## What to do:
Restate the material word for word and leave out anything that is a picture.

-- BEGIN Source excerpt --

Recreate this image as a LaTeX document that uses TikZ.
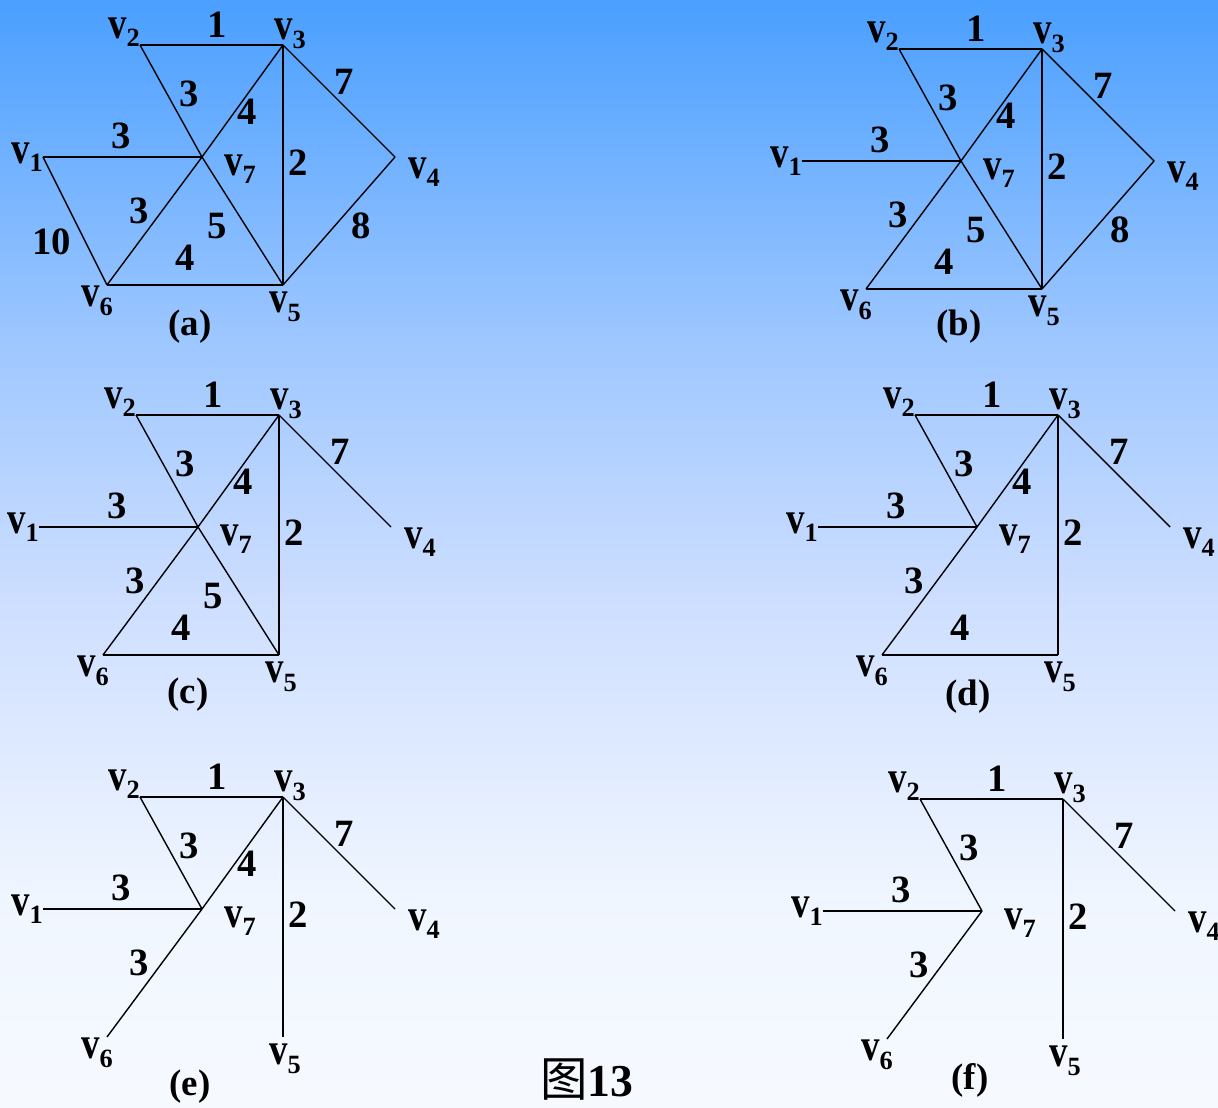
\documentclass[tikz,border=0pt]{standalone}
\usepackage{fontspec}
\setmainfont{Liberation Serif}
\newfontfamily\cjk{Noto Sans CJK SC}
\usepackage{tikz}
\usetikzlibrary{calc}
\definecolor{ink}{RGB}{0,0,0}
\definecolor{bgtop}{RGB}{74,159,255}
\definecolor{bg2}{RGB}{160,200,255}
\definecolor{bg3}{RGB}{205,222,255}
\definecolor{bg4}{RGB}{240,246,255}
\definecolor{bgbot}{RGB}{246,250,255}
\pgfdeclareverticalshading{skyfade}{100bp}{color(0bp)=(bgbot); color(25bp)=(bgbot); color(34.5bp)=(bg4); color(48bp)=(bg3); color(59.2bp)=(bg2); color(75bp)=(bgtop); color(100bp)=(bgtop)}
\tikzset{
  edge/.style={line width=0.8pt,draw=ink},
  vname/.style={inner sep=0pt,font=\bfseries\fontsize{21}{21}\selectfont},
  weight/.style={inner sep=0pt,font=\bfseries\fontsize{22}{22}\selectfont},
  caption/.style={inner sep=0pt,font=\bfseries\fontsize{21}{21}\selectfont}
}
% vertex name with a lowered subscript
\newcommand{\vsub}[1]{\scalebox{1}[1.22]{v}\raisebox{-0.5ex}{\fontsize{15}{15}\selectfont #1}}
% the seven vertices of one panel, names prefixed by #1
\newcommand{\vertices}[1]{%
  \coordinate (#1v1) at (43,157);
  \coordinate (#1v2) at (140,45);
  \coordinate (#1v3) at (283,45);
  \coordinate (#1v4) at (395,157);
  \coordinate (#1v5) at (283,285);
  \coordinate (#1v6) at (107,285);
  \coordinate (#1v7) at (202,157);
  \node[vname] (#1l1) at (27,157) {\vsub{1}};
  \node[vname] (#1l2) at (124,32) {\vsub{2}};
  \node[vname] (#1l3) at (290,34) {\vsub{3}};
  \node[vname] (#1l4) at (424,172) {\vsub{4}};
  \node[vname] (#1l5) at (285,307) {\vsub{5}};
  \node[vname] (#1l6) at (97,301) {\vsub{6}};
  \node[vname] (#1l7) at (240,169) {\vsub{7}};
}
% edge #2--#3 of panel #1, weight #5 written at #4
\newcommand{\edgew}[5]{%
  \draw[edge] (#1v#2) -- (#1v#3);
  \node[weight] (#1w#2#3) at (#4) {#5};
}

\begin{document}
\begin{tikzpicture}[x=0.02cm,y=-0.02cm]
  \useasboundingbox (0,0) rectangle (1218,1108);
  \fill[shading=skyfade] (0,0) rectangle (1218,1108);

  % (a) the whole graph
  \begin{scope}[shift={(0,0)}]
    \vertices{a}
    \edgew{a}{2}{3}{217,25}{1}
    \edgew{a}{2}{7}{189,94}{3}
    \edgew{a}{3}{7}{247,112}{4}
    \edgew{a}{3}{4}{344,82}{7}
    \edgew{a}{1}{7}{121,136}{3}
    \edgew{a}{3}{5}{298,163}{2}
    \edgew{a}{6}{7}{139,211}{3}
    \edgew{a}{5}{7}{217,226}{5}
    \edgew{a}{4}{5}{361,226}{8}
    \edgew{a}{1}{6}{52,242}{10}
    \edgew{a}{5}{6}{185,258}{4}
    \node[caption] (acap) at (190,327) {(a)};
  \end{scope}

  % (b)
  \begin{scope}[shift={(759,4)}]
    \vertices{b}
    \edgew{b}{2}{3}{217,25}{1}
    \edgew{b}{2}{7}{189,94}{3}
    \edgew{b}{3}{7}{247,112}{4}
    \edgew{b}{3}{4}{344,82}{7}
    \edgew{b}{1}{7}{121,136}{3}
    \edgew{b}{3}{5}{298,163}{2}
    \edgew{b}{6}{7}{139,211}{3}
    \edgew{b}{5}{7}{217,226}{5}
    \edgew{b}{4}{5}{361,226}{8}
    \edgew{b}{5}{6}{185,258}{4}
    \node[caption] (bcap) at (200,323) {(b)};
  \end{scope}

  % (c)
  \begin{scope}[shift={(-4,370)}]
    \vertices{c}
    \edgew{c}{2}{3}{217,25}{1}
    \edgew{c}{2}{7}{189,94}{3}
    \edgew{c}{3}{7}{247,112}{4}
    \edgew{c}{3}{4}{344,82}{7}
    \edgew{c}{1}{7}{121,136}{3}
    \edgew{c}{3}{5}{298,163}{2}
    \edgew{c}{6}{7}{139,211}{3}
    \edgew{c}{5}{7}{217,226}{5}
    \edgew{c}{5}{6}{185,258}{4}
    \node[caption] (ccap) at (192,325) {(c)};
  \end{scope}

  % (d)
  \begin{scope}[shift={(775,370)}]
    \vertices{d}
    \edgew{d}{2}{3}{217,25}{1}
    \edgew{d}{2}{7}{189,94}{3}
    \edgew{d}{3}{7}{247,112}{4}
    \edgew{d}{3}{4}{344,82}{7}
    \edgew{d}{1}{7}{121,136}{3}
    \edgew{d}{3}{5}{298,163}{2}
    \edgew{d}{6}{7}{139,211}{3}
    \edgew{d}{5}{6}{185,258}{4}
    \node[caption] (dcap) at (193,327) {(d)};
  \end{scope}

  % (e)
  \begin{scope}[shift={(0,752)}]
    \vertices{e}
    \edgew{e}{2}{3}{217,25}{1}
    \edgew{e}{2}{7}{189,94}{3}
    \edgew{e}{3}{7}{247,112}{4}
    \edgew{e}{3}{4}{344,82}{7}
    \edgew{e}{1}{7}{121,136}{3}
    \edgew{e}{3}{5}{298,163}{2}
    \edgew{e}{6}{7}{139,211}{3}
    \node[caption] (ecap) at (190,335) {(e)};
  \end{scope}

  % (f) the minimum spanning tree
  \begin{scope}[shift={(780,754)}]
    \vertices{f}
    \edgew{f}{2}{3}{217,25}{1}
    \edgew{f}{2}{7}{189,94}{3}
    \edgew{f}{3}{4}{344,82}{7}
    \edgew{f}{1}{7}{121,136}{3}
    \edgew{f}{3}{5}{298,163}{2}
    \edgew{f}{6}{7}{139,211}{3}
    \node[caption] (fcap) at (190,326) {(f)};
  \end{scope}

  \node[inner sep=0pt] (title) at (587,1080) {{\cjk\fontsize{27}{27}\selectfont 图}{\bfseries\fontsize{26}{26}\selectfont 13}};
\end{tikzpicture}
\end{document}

-- END Source excerpt --

## The solution:
Recreate this image as a LaTeX document that uses TikZ.
\documentclass[tikz,border=0pt]{standalone}
\usepackage{fontspec}
\setmainfont{Liberation Serif}
\newfontfamily\cjk{Noto Sans CJK SC}
\usepackage{tikz}
\usetikzlibrary{calc}
\definecolor{ink}{RGB}{0,0,0}
\definecolor{bgtop}{RGB}{74,159,255}
\definecolor{bg2}{RGB}{160,200,255}
\definecolor{bg3}{RGB}{205,222,255}
\definecolor{bg4}{RGB}{240,246,255}
\definecolor{bgbot}{RGB}{246,250,255}
\pgfdeclareverticalshading{skyfade}{100bp}{color(0bp)=(bgbot); color(25bp)=(bgbot); color(34.5bp)=(bg4); color(48bp)=(bg3); color(59.2bp)=(bg2); color(75bp)=(bgtop); color(100bp)=(bgtop)}
\tikzset{
  edge/.style={line width=0.8pt,draw=ink},
  vname/.style={inner sep=0pt,font=\bfseries\fontsize{21}{21}\selectfont},
  weight/.style={inner sep=0pt,font=\bfseries\fontsize{22}{22}\selectfont},
  caption/.style={inner sep=0pt,font=\bfseries\fontsize{21}{21}\selectfont}
}
% vertex name with a lowered subscript
\newcommand{\vsub}[1]{\scalebox{1}[1.22]{v}\raisebox{-0.5ex}{\fontsize{15}{15}\selectfont #1}}
% the seven vertices of one panel, names prefixed by #1
\newcommand{\vertices}[1]{%
  \coordinate (#1v1) at (43,157);
  \coordinate (#1v2) at (140,45);
  \coordinate (#1v3) at (283,45);
  \coordinate (#1v4) at (395,157);
  \coordinate (#1v5) at (283,285);
  \coordinate (#1v6) at (107,285);
  \coordinate (#1v7) at (202,157);
  \node[vname] (#1l1) at (27,157) {\vsub{1}};
  \node[vname] (#1l2) at (124,32) {\vsub{2}};
  \node[vname] (#1l3) at (290,34) {\vsub{3}};
  \node[vname] (#1l4) at (424,172) {\vsub{4}};
  \node[vname] (#1l5) at (285,307) {\vsub{5}};
  \node[vname] (#1l6) at (97,301) {\vsub{6}};
  \node[vname] (#1l7) at (240,169) {\vsub{7}};
}
% edge #2--#3 of panel #1, weight #5 written at #4
\newcommand{\edgew}[5]{%
  \draw[edge] (#1v#2) -- (#1v#3);
  \node[weight] (#1w#2#3) at (#4) {#5};
}

\begin{document}
\begin{tikzpicture}[x=0.02cm,y=-0.02cm]
  \useasboundingbox (0,0) rectangle (1218,1108);
  \fill[shading=skyfade] (0,0) rectangle (1218,1108);

  % (a) the whole graph
  \begin{scope}[shift={(0,0)}]
    \vertices{a}
    \edgew{a}{2}{3}{217,25}{1}
    \edgew{a}{2}{7}{189,94}{3}
    \edgew{a}{3}{7}{247,112}{4}
    \edgew{a}{3}{4}{344,82}{7}
    \edgew{a}{1}{7}{121,136}{3}
    \edgew{a}{3}{5}{298,163}{2}
    \edgew{a}{6}{7}{139,211}{3}
    \edgew{a}{5}{7}{217,226}{5}
    \edgew{a}{4}{5}{361,226}{8}
    \edgew{a}{1}{6}{52,242}{10}
    \edgew{a}{5}{6}{185,258}{4}
    \node[caption] (acap) at (190,327) {(a)};
  \end{scope}

  % (b)
  \begin{scope}[shift={(759,4)}]
    \vertices{b}
    \edgew{b}{2}{3}{217,25}{1}
    \edgew{b}{2}{7}{189,94}{3}
    \edgew{b}{3}{7}{247,112}{4}
    \edgew{b}{3}{4}{344,82}{7}
    \edgew{b}{1}{7}{121,136}{3}
    \edgew{b}{3}{5}{298,163}{2}
    \edgew{b}{6}{7}{139,211}{3}
    \edgew{b}{5}{7}{217,226}{5}
    \edgew{b}{4}{5}{361,226}{8}
    \edgew{b}{5}{6}{185,258}{4}
    \node[caption] (bcap) at (200,323) {(b)};
  \end{scope}

  % (c)
  \begin{scope}[shift={(-4,370)}]
    \vertices{c}
    \edgew{c}{2}{3}{217,25}{1}
    \edgew{c}{2}{7}{189,94}{3}
    \edgew{c}{3}{7}{247,112}{4}
    \edgew{c}{3}{4}{344,82}{7}
    \edgew{c}{1}{7}{121,136}{3}
    \edgew{c}{3}{5}{298,163}{2}
    \edgew{c}{6}{7}{139,211}{3}
    \edgew{c}{5}{7}{217,226}{5}
    \edgew{c}{5}{6}{185,258}{4}
    \node[caption] (ccap) at (192,325) {(c)};
  \end{scope}

  % (d)
  \begin{scope}[shift={(775,370)}]
    \vertices{d}
    \edgew{d}{2}{3}{217,25}{1}
    \edgew{d}{2}{7}{189,94}{3}
    \edgew{d}{3}{7}{247,112}{4}
    \edgew{d}{3}{4}{344,82}{7}
    \edgew{d}{1}{7}{121,136}{3}
    \edgew{d}{3}{5}{298,163}{2}
    \edgew{d}{6}{7}{139,211}{3}
    \edgew{d}{5}{6}{185,258}{4}
    \node[caption] (dcap) at (193,327) {(d)};
  \end{scope}

  % (e)
  \begin{scope}[shift={(0,752)}]
    \vertices{e}
    \edgew{e}{2}{3}{217,25}{1}
    \edgew{e}{2}{7}{189,94}{3}
    \edgew{e}{3}{7}{247,112}{4}
    \edgew{e}{3}{4}{344,82}{7}
    \edgew{e}{1}{7}{121,136}{3}
    \edgew{e}{3}{5}{298,163}{2}
    \edgew{e}{6}{7}{139,211}{3}
    \node[caption] (ecap) at (190,335) {(e)};
  \end{scope}

  % (f) the minimum spanning tree
  \begin{scope}[shift={(780,754)}]
    \vertices{f}
    \edgew{f}{2}{3}{217,25}{1}
    \edgew{f}{2}{7}{189,94}{3}
    \edgew{f}{3}{4}{344,82}{7}
    \edgew{f}{1}{7}{121,136}{3}
    \edgew{f}{3}{5}{298,163}{2}
    \edgew{f}{6}{7}{139,211}{3}
    \node[caption] (fcap) at (190,326) {(f)};
  \end{scope}

  \node[inner sep=0pt] (title) at (587,1080) {{\cjk\fontsize{27}{27}\selectfont 图}{\bfseries\fontsize{26}{26}\selectfont 13}};
\end{tikzpicture}
\end{document}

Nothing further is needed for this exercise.